Гвиана, с которой когда-то так удачно связывался миф о земном рае Эльдорадо, была Соловками Французской революции. Жить там в те времена было невозможно, и ссылавшиеся туда люди обычно очень скоро умирали от всевозможных лишений и от болотной лихорадки. Более энергичные пытались спастись бегством — и тоже погибали. В Синнамари почти немыслимо жить. Но из Синнамари почти немыслимо и бежать. До голландской колонии Суринам оттуда сравнительно недалеко. Однако люди, пытавшиеся уйти в Суринам по суше, через девственные леса и болота, в громадном большинстве случаев становились добычей диких зверей, удавов, а чаще всего страшных гвианских насекомых, которые массами облепляли беглецов и съедали их заживо. Другие, избиравшие бурный морской путь, тоже обычно гибли: волны неизменно опрокидывали самодельные лодки, и беглецы доставались акулам, которыми кишит море в этой благословенной стране.

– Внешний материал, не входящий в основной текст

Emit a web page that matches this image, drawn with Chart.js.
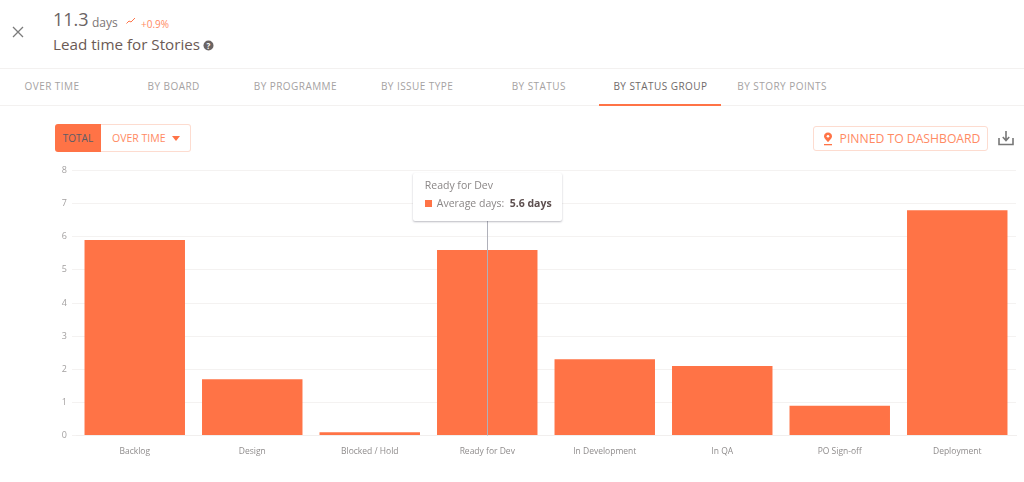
<!DOCTYPE html>
<html>
<head>
<meta charset="utf-8">
<title>Lead time for Stories</title>
<script src="https://cdn.jsdelivr.net/npm/chart.js@4"></script>
<style>
  html, body { margin: 0; padding: 0; background: #fff; }
  body { width: 1024px; height: 482px; position: relative; overflow: hidden; font-family: "Open Sans", sans-serif; color: #6b6464; }
  .abs { position: absolute; white-space: nowrap; }
  .rule { position: absolute; left: 0; width: 1024px; height: 1px; background: #f3f1f0; }
  .tab { position: absolute; top: 79px; width: 122px; text-align: center; font-size: 10px; letter-spacing: 0.45px; color: #a5a2a2; }
  .tab.active { color: #6f6a6a; }
  #chartBox { position: absolute; left: 0; top: 160px; width: 1024px; height: 310px; }
  #tip { position: absolute; background: #fff; border-radius: 2px; box-shadow: 0 1px 2px rgba(60,60,80,0.35); box-sizing: border-box; width: 149px; height: 48px; z-index: 2; }
  #tipTitle { position: absolute; left: 12px; top: 5px; font-size: 10.5px; color: #8a8686; white-space: nowrap; }
  #tipBody { position: absolute; left: 12px; top: 23px; font-size: 10.5px; color: #8a8686; white-space: nowrap; }
  #tipBody b { color: #5d4f4f; font-weight: 700; }
  #tipBody i { display: inline-block; width: 7px; height: 7px; background: #ff7346; margin-right: 5px; }
  .btn { position: absolute; box-sizing: border-box; border: 1px solid #fddcd0; border-radius: 3px; color: #ff8a63; text-align: center; }
</style>
</head>
<body>
<svg class="abs" style="left:12px;top:26px" width="12" height="12" viewBox="0 0 12 12"><path d="M1 1L11 11M11 1L1 11" stroke="#7b7b7b" stroke-width="1.3" fill="none"/></svg>
<div class="abs" style="left:53px;top:7px;font-size:18px;color:#6b6464">11.3</div>
<div class="abs" style="left:92px;top:14px;font-size:12px;color:#7c7676">days</div>
<svg class="abs" style="left:126px;top:17px" width="10" height="8" viewBox="0 0 10 8"><path d="M0.5 6.5L3 4L5 5L9 1" stroke="#ff7346" stroke-width="1" fill="none"/></svg>
<div class="abs" style="left:141px;top:17px;font-size:10px;color:#ff8a63">+0.9%</div>
<div class="abs" style="left:53px;top:34px;font-size:15.2px;color:#6b5a55">Lead time for Stories</div>
<svg class="abs" style="left:203px;top:40px" width="11" height="11" viewBox="0 0 11 11"><circle cx="5.5" cy="5.5" r="5" fill="#6a6363"/><text x="5.5" y="8.5" font-size="8" font-weight="700" text-anchor="middle" fill="#fff" font-family="Open Sans">?</text></svg>

<div class="rule" style="top:68px"></div>
<div class="rule" style="top:105px"></div>
<div class="abs" style="left:599px;top:104px;width:122px;height:1.5px;background:#ff7346"></div>
<div id="tabs"></div>

<div class="abs" style="left:55px;top:124px;width:46px;height:28px;background:#ff7346;border-radius:3px 0 0 3px;text-align:center;font-size:10px;line-height:28px;color:#5c5c66">TOTAL</div>
<div class="btn" style="left:101px;top:124px;width:90px;height:28px;border-left:none;border-radius:0 3px 3px 0;font-size:10.5px;line-height:26px;text-align:left;padding-left:11px">OVER TIME<svg style="position:absolute;left:71px;top:11px" width="8" height="5" viewBox="0 0 8 5"><path d="M0 0H8L4 5Z" fill="#ff7346"/></svg></div>
<div class="btn" style="left:813px;top:126px;width:175px;height:25px;font-size:12.2px;line-height:23px;padding-left:19px">PINNED TO DASHBOARD<svg style="position:absolute;left:9px;top:5px" width="10" height="14" viewBox="0 0 10 14"><path d="M5 0.5C2.5 0.5 1 2.3 1 4.2C1 6.5 5 10 5 10C5 10 9 6.5 9 4.2C9 2.3 7.5 0.5 5 0.5Z" fill="#ff7346"/><circle cx="5" cy="4.2" r="1.3" fill="#fff"/><rect x="1" y="12" width="8" height="1.3" fill="#ff7346"/></svg></div>
<svg class="abs" style="left:998px;top:130px" width="16" height="16" viewBox="0 0 16 16"><path d="M1 8V14.5H15V8M8 1V10M4.8 7L8 10.5L11.2 7" stroke="#777" stroke-width="1.6" fill="none"/></svg>

<div id="tip"><div id="tipTitle"></div><div id="tipBody"></div></div>
<div id="chartBox"><canvas id="leadChart"></canvas></div>

<script>
const tabLabels = ['OVER TIME', 'BY BOARD', 'BY PROGRAMME', 'BY ISSUE TYPE', 'BY STATUS', 'BY STATUS GROUP', 'BY STORY POINTS'];
const categories = ['Backlog', 'Design', 'Blocked / Hold', 'Ready for Dev', 'In Development', 'In QA', 'PO Sign-off', 'Deployment'];
const averageDays = [5.9, 1.7, 0.1, 5.6, 2.3, 2.1, 0.9, 6.8];
const yTicks = [0, 1, 2, 3, 4, 5, 6, 7, 8];
const hoveredIndex = 3;

// Tabs row
const tabsEl = document.getElementById('tabs');
tabLabels.forEach(function (label, i) {
    const d = document.createElement('div');
    d.className = 'tab' + (label === 'BY STATUS GROUP' ? ' active' : '');
    d.style.left = (-9 + i * 121.7) + 'px';
    d.textContent = label;
    tabsEl.appendChild(d);
});

// Crosshair from the tooltip down through the hovered bar
const crosshair = {
    id: 'crosshair',
    afterDatasetsDraw: function (chart) {
        const x = Math.round(chart.scales.x.getPixelForValue(hoveredIndex)) + 0.5;
        const ctx = chart.ctx;
        ctx.save();
        ctx.lineWidth = 1;
        ctx.strokeStyle = '#b0b1ba';
        ctx.beginPath();
        ctx.moveTo(x, 61);
        ctx.lineTo(x, chart.scales.y.getPixelForValue(0));
        ctx.stroke();
        ctx.restore();
    }
};

const chart = new Chart(document.getElementById('leadChart').getContext('2d'), {
    type: 'bar',
    data: {
        labels: categories,
        datasets: [{
            label: 'Average days',
            data: averageDays,
            backgroundColor: '#ff7346',
            borderWidth: 0,
            categoryPercentage: 1,
            barPercentage: 0.855
        }]
    },
    options: {
        responsive: true,
        maintainAspectRatio: false,
        animation: false,
        layout: { padding: { top: 10.5, right: 8, left: 0, bottom: 0 } },
        plugins: { legend: { display: false }, tooltip: { enabled: false } },
        scales: {
            x: {
                grid: { display: false },
                border: { color: '#f1efee' },
                afterFit: function (axis) { axis.height = 34.5; },
                ticks: { color: '#8f8c8c', font: { family: 'Open Sans', size: 8.5 }, padding: 3, maxRotation: 0, autoSkip: false }
            },
            y: {
                min: 0,
                max: 8,
                afterFit: function (axis) { axis.width = 76; },
                afterBuildTicks: function (axis) { axis.ticks = yTicks.map(function (v) { return { value: v }; }); },
                grid: { color: '#f4f2f1', tickLength: 4 },
                border: { display: false },
                ticks: { color: '#a3a0a0', font: { family: 'Open Sans', size: 9 }, padding: 5 }
            }
        }
    },
    plugins: [crosshair]
});

// Tooltip for the hovered bar
document.getElementById('tipTitle').textContent = categories[hoveredIndex];
document.getElementById('tipBody').innerHTML = '<i></i>Average days:&nbsp; <b>' + averageDays[hoveredIndex] + ' days</b>';
const tip = document.getElementById('tip');
tip.style.left = (chart.scales.x.getPixelForValue(hoveredIndex) - 74.5) + 'px';
tip.style.top = '173px';
</script>
</body>
</html>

После непродолжительного знакомства с Синнамари Пишегрю принял твердое решение бежать. Он так и говорил: «Лучше акулы, чем медленная смерть здесь».
Случай скоро представился. Кайеннский корсар захватил в плен и привел в Синнамари судно с 40 тыс. бутылок вина. Местные власти перепились. Эту ночь надо было использовать. Пишегрю убил часового, завладел какой-то жалкой пирогой и вместе с несколькими товарищами по ссылке поплыл вдоль берега по направлению к Суринаму. Акулы стадами плыли следом за ними.
Беглецы плыли долго, днем и ночью, вычерпывая шапками воду из дырявой пироги и отбиваясь от нападавших на пирогу акул. Суринам уже должен был быть недалеко, когда случилось то, что обычно случалось: поднялась буря, их выбросило на берег, пирога разбилась, жалкие припасы исчезли. Идти дальше по берегу у беглецов не хватало сил. Они зажгли огонь. В ту же секунду их облепили насекомые. Прошла ужасная ночь. На рассвете они увидели шедший вдоль берега корабль. Из последних сил они заметались по берегу. Корабль прошел мимо, не заметив их отчаянных сигналов. Процесс медленного умирания возобновился. Вдруг они увидели проходивших солдат: пирогу Пишегрю выбросило на берег вблизи голландского форта... Это могло быть спасением. Но это могло означать и гибель. У беглецов не было никакой уверенности, что их не схватят и не вернут в Синнамари. Судьба потешалась над Пишегрю: именно благодаря его победам Голландия находилась в полной зависимости от французского правительства. Он рассказал приготовленную заранее сказку: они, бедные кайеннские купцы, плыли с товарами в Суринам, потерпели крушение, их товары погибли... В полуголом, не евшем 5 дней, страшно распухшем от укусов человеке трудно было узнать знаменитого полководца. Однако голландский офицер скоро понял, какой перед ним бедный кайеннский купец: ссылка Пишегрю наделала много шума в мире.
Опасения беглецов оказались неосновательными. Голландцы не любят выдавать людей, ищущих у них убежища, — они это доказали на очень многих примерах: от маранов XVI века до императора Вильгельма II. К тому же Пишегрю оставил доброе имя в Нидерландах. Несмотря на свое трудное положение, суринамские власти, прибегая к разным хитростям, сделали все для того, чтобы спасти беглецов. Через некоторое время на британском судне Пишегрю плыл в Англию. Враги считали его похороненным заживо. Он возвращался — «вновь живой и мститель».